Yes, in case you were wondering, I do indeed take requests. This one’s from Michael Grost, whose website A Guide to Classic Mystery and Detection is one you should visit and revisit often. I know I do.

   Said Mike, in a recent email:

   Steve, Victor Kalin did two different covers for Rinehart’s The Window at the White Cat. One is a sort of pun, in which a house also forms a cat face. The other shows a rainy building. Both are very good. His two covers for The Case of Jennie Brice are also atmospheric.    — Mike

   Victor Kalin is a favorite of mine also. He did ‘dark and gloomy’ very well, which meant he did a lot of covers for the gothics in the 1960s and early 1970s, but from the 1950s on, his work appeared on all kinds of mystery fiction, not to mention the occasional western or SF novel. I’ll set up a Cover Gallery for him in a day or so.

   To see what Mike means about the cover, you won’t if you’re sitting too close to the screen. You may have to move yourself backward, or refocus your eyes, to obtain the full effect. (Or vice versa, as the case may be.)

Mary Roberts Rinehart - Window at the White Cat

DELL D411. Paperback reprint: 1st printing, new Dell edition, March 1961. Previous Dell edition #506 [mapback], with many other later reprintings. Hardcover edition: The Bobbs-Merrill Co., Inc., 1910.

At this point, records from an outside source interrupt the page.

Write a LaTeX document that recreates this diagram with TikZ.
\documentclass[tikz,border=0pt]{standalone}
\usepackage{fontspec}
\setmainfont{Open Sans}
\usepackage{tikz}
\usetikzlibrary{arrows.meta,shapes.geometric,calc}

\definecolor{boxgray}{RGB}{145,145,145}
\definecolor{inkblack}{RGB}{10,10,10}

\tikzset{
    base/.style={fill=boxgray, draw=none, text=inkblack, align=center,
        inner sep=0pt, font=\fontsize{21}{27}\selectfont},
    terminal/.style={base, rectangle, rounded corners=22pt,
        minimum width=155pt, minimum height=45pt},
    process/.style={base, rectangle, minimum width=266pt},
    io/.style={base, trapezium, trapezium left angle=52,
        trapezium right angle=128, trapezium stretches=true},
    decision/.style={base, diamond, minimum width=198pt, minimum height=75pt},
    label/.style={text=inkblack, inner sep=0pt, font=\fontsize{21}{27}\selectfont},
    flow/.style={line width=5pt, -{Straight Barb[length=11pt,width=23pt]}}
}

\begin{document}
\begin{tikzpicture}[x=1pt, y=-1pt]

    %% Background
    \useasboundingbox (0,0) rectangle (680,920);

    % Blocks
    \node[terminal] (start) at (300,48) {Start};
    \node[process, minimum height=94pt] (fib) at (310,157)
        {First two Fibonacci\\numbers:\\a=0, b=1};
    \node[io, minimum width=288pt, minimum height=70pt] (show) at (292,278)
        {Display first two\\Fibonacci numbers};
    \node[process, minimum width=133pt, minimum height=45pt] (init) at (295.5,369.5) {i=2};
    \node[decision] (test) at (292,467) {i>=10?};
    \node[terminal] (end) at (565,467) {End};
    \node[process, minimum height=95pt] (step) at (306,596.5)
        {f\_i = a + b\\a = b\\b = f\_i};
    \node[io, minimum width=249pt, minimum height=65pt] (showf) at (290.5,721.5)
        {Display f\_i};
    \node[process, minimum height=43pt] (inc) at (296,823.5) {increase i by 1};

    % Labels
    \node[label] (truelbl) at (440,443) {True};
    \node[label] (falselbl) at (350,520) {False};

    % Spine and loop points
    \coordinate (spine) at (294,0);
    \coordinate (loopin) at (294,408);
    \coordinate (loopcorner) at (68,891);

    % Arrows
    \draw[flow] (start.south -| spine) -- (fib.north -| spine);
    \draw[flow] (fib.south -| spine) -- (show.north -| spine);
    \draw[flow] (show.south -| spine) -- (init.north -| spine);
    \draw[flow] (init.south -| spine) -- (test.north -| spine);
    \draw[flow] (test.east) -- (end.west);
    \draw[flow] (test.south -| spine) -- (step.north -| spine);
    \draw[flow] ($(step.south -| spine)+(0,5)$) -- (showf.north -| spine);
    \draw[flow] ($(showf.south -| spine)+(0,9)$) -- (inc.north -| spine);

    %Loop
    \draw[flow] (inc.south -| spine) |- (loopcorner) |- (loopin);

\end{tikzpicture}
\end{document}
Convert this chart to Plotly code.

      From the back cover:

         Politics and Poker

that was the occupation and the preoccupation of the members of the White Cat Club.

Once on the inside, a man’s business was his own and nobody gave a damn if he was the mayor of the town or the champion poolplayer of the first ward.

It was a noisy, crowded, masculine kind of retreat, which explained the sign that hung proudly over the door:

         “The White Cat Never Sleeps.”

But murder entered the wakeful chambers of the White Cat and its victims slept the deep, long sleep of the dead.